C’est une affaire pas banale qui illustre parfaitement les circuits du blanchiment de l’argent issu du trafic international de drogue. Et les profits colossaux qui en découlent. Après dix-huit mois d’investigations, les enquêteurs de l’Office central pour la répression de la grande délinquance financière (OCRGDF) viennent de mettre un terme aux juteux arrangements entre trafiquants de drogue et grossistes en textile, implantés dans une zone commerciale à Aubervilliers (Seine-Saint-Denis).

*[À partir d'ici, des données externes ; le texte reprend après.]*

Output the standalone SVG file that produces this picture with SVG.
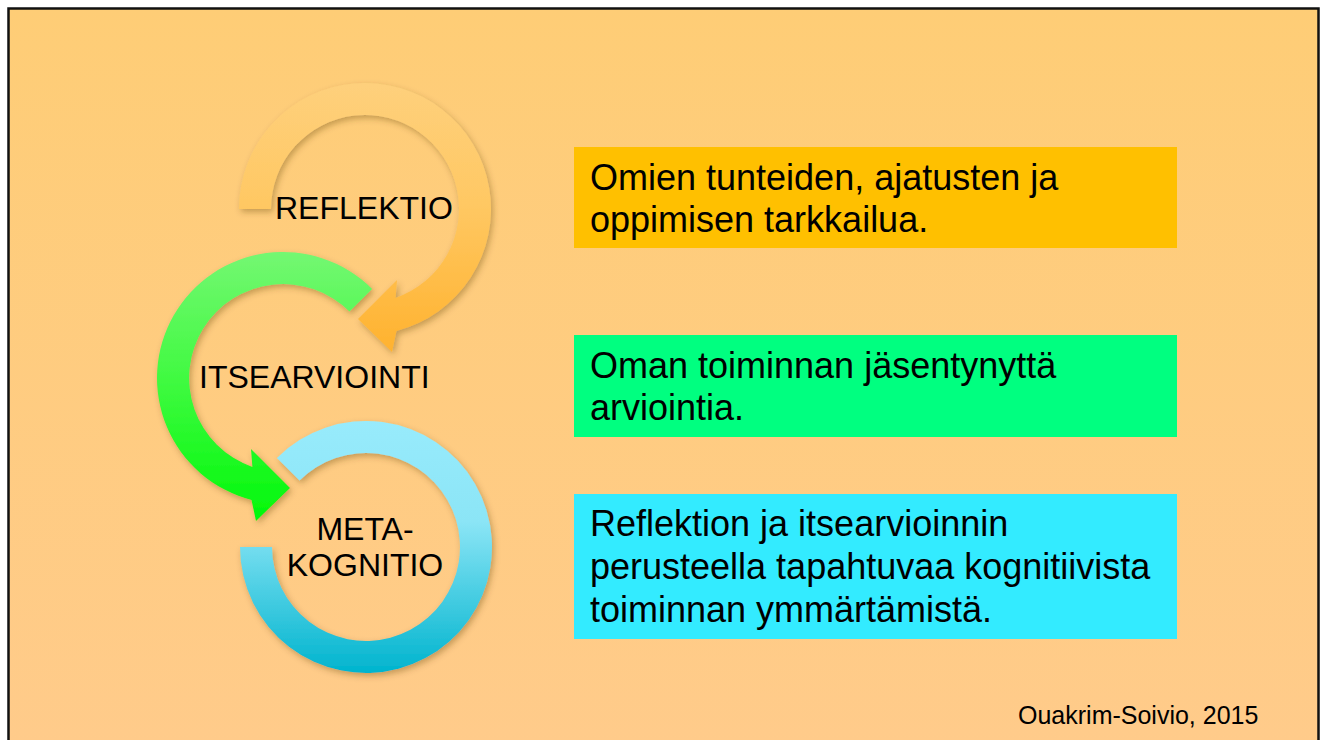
<svg xmlns="http://www.w3.org/2000/svg" width="1320" height="740" viewBox="0 0 1320 740">
  <defs>
    <linearGradient id="bg" x1="0" y1="0" x2="0" y2="1">
      <stop offset="0" stop-color="#FECD76"/>
      <stop offset="1" stop-color="#FFCB8B"/>
    </linearGradient>
    <linearGradient id="gOrange" gradientUnits="userSpaceOnUse" x1="0" y1="83" x2="0" y2="352">
      <stop offset="0" stop-color="#FED07C"/>
      <stop offset="0.45" stop-color="#FFC863"/>
      <stop offset="1" stop-color="#FFB22E"/>
    </linearGradient>
    <linearGradient id="gGreen" gradientUnits="userSpaceOnUse" x1="0" y1="252" x2="0" y2="522">
      <stop offset="0" stop-color="#74F772"/>
      <stop offset="0.5" stop-color="#3DFA3E"/>
      <stop offset="1" stop-color="#00F80A"/>
    </linearGradient>
    <linearGradient id="gCyan" gradientUnits="userSpaceOnUse" x1="0" y1="421" x2="0" y2="673">
      <stop offset="0" stop-color="#98EBFC"/>
      <stop offset="0.4" stop-color="#8BE5F6"/>
      <stop offset="1" stop-color="#00B4CE"/>
    </linearGradient>
    <filter id="shadow" x="-20%" y="-20%" width="140%" height="140%">
      <feDropShadow dx="2" dy="3" stdDeviation="3" flood-color="#5a3a00" flood-opacity="0.35"/>
    </filter>
    <style>
      .lbl { font-family: "Liberation Sans", Arial, sans-serif; font-size: 32px; fill: #000; }
      .box-text { font-family: "Liberation Sans", Arial, sans-serif; font-size: 36px; fill: #000; }
      .foot { font-family: "Liberation Sans", Arial, sans-serif; font-size: 25px; fill: #000; }
      .arc { filter: url(#shadow); }
    </style>
  </defs>

  <rect x="0" y="0" width="1320" height="740" fill="#FFFFFF"/>
  <rect id="slide" x="8.5" y="8.5" width="1310" height="760" fill="url(#bg)" stroke="#111" stroke-width="2.5"/>

  <g id="metakognitio">
    <path class="arc" fill="url(#gCyan)" d="M276.9,457.9 A126,126 0 1 1 240,547 L272,547 A94,94 0 1 0 299.5,480.5 Z"/>
    <text class="lbl" x="365" y="540" text-anchor="middle">META-</text>
    <text class="lbl" x="365" y="576" text-anchor="middle">KOGNITIO</text>
  </g>

  <g id="itsearviointi">
    <path class="arc" fill="url(#gGreen)" d="M372.1,288.9 A126,126 0 1 0 251.5,500 L256,521 L290,488 L251,449 L252.4,466.9 A94,94 0 1 1 349.5,311.5 Z"/>
    <text class="lbl" x="199" y="388">ITSEARVIOINTI</text>
  </g>

  <g id="reflektio">
    <path class="arc" fill="url(#gOrange)" d="M239,209 A126,126 0 1 1 396.5,331 L392,352 L358,319 L397,280 L395.6,297.9 A94,94 0 1 0 271,209 Z"/>
    <text class="lbl" x="275" y="219">REFLEKTIO</text>
  </g>

  <g id="box-reflektio">
    <rect x="574" y="147" width="603" height="101" fill="#FFC000"/>
    <text class="box-text" x="590" y="190">Omien tunteiden, ajatusten ja</text>
    <text class="box-text" x="590" y="232">oppimisen tarkkailua.</text>
  </g>

  <g id="box-itsearviointi">
    <rect x="574" y="335" width="603" height="102" fill="#00FF80"/>
    <text class="box-text" x="590" y="378">Oman toiminnan jäsentynyttä</text>
    <text class="box-text" x="590" y="420">arviointia.</text>
  </g>

  <g id="box-metakognitio">
    <rect x="574" y="494" width="603" height="145" fill="#33EBFF"/>
    <text class="box-text" x="590" y="536">Reflektion ja itsearvioinnin</text>
    <text class="box-text" x="590" y="579">perusteella tapahtuvaa kognitiivista</text>
    <text class="box-text" x="590" y="622">toiminnan ymmärtämistä.</text>
  </g>

  <g id="source">
    <text class="foot" x="1018" y="724">Ouakrim-Soivio, 2015</text>
  </g>
</svg>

Selon nos informations, cinq suspects, de nationalité chinoise, ont été interpellés le 15 mai avant d’être placés en garde à vue dans les locaux de l’OCRGDF à Nanterre (Hauts-de-Seine) et mis en examen. Ils sont soupçonnés d’avoir vendu d’importantes quantités de textile à un ressortissant marocain. Ce dernier, banquier occulte dans le système de blanchiment de l’argent issu du trafic de drogue, investissait ainsi les sommes collectées auprès des trafiquants. « Ce banquier ou agent de change, appelé sarrâf en arabe, reçoit, via des collecteurs, l’argent provenant du trafic avant de le créditer sur les comptes des narco-trafiquants à l’étranger, confie une source proche de l’affaire. Il prend, au passage, une commission oscillant entre 0,5 et 3 % du montant de la somme reçue. C’est un système de compensation connu sous le nom d’hawala, qui remonte au Moyen Âge. Il évite tout passage par le réseau bancaire traditionnel et échappe ainsi à tout contrôle. »
12 millions d’euros blanchis en cinq mois
Dans leur dossier, baptisé Babel, les policiers de l’OCRGDF sont parvenus à interpeller le sarrâf marocain venu, au mois de mai 2017, rendre visite à ses fournisseurs à Aubervilliers. Toujours selon nos informations, c’est la première fois qu’un banquier occulte, qui réside habituellement à l’étranger, est interpellé en France. Son bras droit, chargé de superviser la collecte de l’argent et l’achat du textile en gros, a également été interpellé à ses côtés. Au cours de cette première vague d’interpellations, huit autres suspects avaient été arrêtés. Des compteuses à billets et plusieurs voitures équipées de caches aménagées pour transporter plus discrètement l’argent collecté auprès des dealers avaient été saisies. Une arme de poing, près de 200 000 euros en argent liquide et quelques kilos de résine de cannabis avaient également été récupérés par les policiers.